Der Madrider Architekt Juan Navarro Baldeweg erinnert daran, dass der Deutsche Ludwig Mies van der Rohe ebenfalls in Zeiten schwerer wirtschaftlicher Krisen die Losung "Weniger ist mehr" ausgegeben habe. Für Navarro Baldeweg ist das der Weg, den kommunale Bauherren und Architekten beschreiten sollten:

Navarro Baldeweg: "Mit dem Mittel der Knappheit können wir eine neue Architektur hervorbringen. Wir sollten wesentlich mehr das Bauen ausgehend vom Bestehenden pflegen. Diese Haltung lässt mich an Marcel Duchamp und an die ready mades denken. Für mich bedeutet die Strategie des ready made: das Bestehende verändern, praktisch ohne es zu berühren, damit aber seine Bedeutung für uns verändern."

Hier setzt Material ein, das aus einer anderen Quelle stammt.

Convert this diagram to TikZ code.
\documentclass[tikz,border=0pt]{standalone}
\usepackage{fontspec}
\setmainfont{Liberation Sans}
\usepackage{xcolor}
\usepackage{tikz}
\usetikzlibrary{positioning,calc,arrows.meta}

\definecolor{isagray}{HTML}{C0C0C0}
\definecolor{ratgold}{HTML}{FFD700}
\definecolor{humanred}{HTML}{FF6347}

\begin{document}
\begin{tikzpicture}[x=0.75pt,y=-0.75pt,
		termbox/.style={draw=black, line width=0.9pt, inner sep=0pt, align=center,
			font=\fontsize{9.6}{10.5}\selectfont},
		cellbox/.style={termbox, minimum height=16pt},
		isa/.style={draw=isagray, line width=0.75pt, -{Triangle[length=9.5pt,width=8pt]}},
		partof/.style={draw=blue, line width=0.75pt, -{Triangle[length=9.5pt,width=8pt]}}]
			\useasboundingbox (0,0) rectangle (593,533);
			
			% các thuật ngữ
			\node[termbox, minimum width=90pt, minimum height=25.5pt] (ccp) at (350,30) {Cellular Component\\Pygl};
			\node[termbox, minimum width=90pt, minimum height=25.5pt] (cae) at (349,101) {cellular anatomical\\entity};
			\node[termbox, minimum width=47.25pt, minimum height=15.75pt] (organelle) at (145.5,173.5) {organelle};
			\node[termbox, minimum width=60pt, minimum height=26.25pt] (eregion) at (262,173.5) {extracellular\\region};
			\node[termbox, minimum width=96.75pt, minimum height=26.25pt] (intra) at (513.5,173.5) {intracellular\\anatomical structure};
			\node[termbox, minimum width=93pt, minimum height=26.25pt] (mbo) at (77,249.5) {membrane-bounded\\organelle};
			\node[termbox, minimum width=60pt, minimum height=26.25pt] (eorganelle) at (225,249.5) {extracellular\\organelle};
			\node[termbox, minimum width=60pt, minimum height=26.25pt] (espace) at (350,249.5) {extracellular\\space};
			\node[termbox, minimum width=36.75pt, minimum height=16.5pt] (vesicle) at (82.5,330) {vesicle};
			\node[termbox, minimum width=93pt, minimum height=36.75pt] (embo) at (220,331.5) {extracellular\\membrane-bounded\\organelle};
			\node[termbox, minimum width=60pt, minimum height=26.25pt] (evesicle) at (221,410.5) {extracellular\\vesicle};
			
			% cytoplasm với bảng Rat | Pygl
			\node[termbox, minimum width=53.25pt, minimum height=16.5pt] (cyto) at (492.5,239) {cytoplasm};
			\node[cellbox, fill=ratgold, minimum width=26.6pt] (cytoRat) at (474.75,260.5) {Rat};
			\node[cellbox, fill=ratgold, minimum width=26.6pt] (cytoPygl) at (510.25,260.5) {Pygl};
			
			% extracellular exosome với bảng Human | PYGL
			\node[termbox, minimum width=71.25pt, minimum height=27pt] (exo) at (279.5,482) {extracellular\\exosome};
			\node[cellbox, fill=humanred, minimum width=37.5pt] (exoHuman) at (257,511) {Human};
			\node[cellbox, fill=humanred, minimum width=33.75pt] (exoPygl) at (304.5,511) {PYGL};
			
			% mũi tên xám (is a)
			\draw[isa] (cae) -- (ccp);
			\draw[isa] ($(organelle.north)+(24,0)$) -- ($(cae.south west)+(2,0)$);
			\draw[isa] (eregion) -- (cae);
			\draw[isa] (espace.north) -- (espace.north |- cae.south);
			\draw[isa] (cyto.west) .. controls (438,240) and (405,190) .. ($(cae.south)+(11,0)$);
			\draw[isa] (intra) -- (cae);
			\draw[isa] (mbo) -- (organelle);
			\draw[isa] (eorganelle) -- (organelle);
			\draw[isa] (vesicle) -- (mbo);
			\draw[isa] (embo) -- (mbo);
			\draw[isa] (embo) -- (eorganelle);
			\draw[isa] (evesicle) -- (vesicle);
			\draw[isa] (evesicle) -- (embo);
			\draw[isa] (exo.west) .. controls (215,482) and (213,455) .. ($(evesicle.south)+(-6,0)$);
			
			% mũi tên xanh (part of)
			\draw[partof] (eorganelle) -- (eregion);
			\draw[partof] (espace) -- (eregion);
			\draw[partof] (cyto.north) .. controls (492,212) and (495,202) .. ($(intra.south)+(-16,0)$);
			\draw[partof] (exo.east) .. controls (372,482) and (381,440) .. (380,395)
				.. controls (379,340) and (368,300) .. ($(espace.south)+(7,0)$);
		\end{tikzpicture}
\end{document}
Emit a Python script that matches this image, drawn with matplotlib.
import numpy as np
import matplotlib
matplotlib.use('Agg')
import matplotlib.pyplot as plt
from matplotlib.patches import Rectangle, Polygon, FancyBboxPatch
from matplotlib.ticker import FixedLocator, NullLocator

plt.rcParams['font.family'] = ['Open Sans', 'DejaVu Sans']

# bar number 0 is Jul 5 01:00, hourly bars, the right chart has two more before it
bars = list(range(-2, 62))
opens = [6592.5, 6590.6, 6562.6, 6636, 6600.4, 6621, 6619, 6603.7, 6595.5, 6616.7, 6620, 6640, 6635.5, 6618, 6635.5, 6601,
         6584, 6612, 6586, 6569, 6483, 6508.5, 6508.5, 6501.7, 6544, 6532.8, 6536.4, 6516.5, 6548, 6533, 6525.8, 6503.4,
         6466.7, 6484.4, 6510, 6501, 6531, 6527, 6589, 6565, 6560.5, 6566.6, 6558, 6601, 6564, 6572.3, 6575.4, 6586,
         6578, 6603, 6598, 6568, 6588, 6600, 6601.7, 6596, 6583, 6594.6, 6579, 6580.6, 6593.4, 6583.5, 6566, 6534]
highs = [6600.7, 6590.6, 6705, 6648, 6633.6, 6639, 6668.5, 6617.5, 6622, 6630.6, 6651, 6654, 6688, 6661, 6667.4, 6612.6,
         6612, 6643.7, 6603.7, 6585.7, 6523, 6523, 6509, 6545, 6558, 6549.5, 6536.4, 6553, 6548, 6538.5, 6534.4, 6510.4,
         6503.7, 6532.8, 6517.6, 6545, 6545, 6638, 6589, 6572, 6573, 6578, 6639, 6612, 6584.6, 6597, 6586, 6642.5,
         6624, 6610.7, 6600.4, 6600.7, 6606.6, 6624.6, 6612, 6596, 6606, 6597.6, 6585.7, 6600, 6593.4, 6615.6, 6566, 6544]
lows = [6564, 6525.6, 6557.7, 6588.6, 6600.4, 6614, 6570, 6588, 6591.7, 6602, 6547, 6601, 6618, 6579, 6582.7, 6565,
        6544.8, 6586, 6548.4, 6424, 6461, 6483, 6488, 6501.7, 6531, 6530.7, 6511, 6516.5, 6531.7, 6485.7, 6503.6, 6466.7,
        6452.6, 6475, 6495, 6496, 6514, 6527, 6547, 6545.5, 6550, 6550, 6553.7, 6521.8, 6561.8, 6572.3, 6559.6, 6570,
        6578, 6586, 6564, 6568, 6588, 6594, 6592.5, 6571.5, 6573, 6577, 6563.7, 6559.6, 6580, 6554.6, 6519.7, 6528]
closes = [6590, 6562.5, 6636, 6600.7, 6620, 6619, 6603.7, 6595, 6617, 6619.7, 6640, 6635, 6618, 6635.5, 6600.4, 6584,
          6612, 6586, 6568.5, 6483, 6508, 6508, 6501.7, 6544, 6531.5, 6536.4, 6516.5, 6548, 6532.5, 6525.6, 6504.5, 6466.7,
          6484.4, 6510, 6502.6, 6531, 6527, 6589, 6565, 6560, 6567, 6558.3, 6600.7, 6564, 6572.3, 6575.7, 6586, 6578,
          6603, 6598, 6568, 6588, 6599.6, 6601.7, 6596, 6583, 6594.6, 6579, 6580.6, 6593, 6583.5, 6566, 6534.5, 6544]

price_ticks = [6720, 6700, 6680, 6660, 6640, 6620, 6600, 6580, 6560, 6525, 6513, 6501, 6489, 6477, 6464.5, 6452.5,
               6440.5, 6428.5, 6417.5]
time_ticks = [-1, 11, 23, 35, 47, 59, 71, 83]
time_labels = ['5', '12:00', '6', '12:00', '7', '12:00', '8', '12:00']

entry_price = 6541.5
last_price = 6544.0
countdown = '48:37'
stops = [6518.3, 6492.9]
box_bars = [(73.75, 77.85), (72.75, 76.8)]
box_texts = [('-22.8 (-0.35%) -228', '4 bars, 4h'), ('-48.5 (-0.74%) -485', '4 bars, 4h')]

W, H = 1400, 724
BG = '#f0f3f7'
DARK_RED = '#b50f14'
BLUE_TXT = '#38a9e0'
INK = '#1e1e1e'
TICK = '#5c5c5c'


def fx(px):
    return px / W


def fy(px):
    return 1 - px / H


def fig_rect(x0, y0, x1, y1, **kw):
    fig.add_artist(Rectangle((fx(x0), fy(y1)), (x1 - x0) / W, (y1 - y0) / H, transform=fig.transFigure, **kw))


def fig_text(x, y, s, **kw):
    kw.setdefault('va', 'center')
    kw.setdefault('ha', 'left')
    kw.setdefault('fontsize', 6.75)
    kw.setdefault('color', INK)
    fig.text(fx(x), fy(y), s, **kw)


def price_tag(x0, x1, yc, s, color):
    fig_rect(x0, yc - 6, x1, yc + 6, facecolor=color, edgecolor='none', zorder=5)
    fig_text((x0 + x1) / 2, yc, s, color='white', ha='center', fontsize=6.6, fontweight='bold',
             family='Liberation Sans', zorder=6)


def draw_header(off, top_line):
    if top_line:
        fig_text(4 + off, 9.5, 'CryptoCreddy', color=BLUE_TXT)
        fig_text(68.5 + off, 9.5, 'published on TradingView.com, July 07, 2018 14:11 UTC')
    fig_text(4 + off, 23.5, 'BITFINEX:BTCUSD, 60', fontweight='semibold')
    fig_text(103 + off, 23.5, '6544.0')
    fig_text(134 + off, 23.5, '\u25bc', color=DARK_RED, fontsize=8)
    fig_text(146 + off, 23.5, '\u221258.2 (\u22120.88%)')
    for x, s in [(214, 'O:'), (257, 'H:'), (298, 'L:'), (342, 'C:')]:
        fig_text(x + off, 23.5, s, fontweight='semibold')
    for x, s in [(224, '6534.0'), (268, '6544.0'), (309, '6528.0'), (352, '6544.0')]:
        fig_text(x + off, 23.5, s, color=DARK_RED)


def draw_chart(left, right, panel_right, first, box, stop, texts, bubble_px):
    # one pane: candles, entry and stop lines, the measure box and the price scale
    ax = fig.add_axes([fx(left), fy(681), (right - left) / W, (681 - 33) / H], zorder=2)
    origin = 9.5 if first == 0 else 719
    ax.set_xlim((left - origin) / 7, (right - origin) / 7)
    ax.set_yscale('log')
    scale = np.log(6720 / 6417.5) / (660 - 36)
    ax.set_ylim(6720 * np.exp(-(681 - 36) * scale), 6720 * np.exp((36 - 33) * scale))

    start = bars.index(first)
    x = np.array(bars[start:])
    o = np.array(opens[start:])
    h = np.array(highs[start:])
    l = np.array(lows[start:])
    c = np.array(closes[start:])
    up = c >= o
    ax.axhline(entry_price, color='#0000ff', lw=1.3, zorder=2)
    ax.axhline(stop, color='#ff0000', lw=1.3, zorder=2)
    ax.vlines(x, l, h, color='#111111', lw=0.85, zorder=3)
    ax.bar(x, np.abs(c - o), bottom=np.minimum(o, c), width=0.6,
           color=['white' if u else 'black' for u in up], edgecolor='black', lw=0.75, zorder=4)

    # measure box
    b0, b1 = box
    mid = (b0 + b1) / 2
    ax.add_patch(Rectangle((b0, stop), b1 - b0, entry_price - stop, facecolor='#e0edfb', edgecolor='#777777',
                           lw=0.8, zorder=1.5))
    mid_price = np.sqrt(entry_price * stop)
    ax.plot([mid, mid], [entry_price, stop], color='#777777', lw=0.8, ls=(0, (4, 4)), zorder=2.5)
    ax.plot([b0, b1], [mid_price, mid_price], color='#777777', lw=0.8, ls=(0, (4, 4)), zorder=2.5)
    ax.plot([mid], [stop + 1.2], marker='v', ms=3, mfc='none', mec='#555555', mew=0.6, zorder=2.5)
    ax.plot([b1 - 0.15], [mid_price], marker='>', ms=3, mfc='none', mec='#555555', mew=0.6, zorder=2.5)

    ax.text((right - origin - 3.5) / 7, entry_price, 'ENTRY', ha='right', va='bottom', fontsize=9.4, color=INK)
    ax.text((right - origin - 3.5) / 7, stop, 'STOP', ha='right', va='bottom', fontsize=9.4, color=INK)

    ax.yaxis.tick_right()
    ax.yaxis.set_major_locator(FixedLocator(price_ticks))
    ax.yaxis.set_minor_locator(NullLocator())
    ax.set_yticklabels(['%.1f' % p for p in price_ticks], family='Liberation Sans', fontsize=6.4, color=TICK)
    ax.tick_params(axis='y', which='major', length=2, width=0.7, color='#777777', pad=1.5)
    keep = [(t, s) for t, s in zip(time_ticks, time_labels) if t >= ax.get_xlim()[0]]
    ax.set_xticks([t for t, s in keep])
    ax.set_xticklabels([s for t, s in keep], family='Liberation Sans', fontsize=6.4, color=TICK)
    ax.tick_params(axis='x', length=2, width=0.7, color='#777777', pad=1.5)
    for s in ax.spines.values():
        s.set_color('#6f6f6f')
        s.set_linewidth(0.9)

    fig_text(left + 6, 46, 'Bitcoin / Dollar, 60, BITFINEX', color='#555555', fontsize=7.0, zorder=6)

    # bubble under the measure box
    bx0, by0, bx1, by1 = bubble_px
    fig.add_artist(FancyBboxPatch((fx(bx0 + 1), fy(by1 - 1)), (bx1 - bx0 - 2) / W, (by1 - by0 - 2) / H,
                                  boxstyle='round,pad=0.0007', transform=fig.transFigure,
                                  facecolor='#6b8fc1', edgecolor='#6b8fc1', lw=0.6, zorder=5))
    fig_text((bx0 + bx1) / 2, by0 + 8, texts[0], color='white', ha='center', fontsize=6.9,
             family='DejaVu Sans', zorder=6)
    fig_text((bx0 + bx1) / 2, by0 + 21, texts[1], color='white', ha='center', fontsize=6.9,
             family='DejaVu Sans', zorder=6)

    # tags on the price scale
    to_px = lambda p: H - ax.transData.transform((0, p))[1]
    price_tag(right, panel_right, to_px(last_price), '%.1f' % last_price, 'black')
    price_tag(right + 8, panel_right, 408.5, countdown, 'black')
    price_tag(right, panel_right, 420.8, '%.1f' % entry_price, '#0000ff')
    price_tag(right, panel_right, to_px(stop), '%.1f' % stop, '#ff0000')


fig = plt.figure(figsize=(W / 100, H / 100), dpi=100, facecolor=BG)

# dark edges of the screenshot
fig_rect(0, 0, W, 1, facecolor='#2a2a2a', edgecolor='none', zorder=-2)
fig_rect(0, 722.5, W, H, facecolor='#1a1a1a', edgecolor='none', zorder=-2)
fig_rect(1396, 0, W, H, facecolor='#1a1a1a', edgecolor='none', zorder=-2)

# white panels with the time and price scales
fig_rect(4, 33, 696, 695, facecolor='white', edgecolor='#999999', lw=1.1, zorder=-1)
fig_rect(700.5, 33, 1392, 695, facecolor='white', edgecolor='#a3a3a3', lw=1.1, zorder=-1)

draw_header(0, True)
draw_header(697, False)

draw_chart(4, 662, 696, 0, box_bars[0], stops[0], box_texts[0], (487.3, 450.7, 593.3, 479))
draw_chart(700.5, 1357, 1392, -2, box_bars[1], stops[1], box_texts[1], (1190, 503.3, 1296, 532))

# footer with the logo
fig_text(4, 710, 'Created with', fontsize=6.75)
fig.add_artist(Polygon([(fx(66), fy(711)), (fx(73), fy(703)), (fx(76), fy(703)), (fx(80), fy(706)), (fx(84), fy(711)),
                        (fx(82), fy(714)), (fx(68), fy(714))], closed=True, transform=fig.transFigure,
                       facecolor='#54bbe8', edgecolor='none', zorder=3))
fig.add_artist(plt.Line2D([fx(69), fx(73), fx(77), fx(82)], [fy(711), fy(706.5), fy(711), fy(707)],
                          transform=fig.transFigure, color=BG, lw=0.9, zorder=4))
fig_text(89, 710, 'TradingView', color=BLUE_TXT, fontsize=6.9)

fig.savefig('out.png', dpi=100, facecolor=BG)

Navarro Baldewegs Idee bleibt wohl eine ferne Utopie. Denn Spanien ist ein Land, wo nahezu jeder am Immobilienboom partizipierte und wo jeder Provinzbürgermeister sein Klein-Guggenheim haben wollte. Die spanischen Intellektuellen, die mit Vorliebe Walter Benjamin zitieren, sollten vielleicht auch seine Zeilen aus dem Pariser Exil von 1933 lesen. Die neue Zeit beginne erst dann, schrieb Benjamin damals, "wenn wir von vorne beginnen, mit Wenigem auskommen, aus Wenigem heraus konstruieren." Juan Navarro Baldeweg ist unter den einflussreichen spanischen Architekten der erste, der sich dieses Mottos ernsthaft annimmt.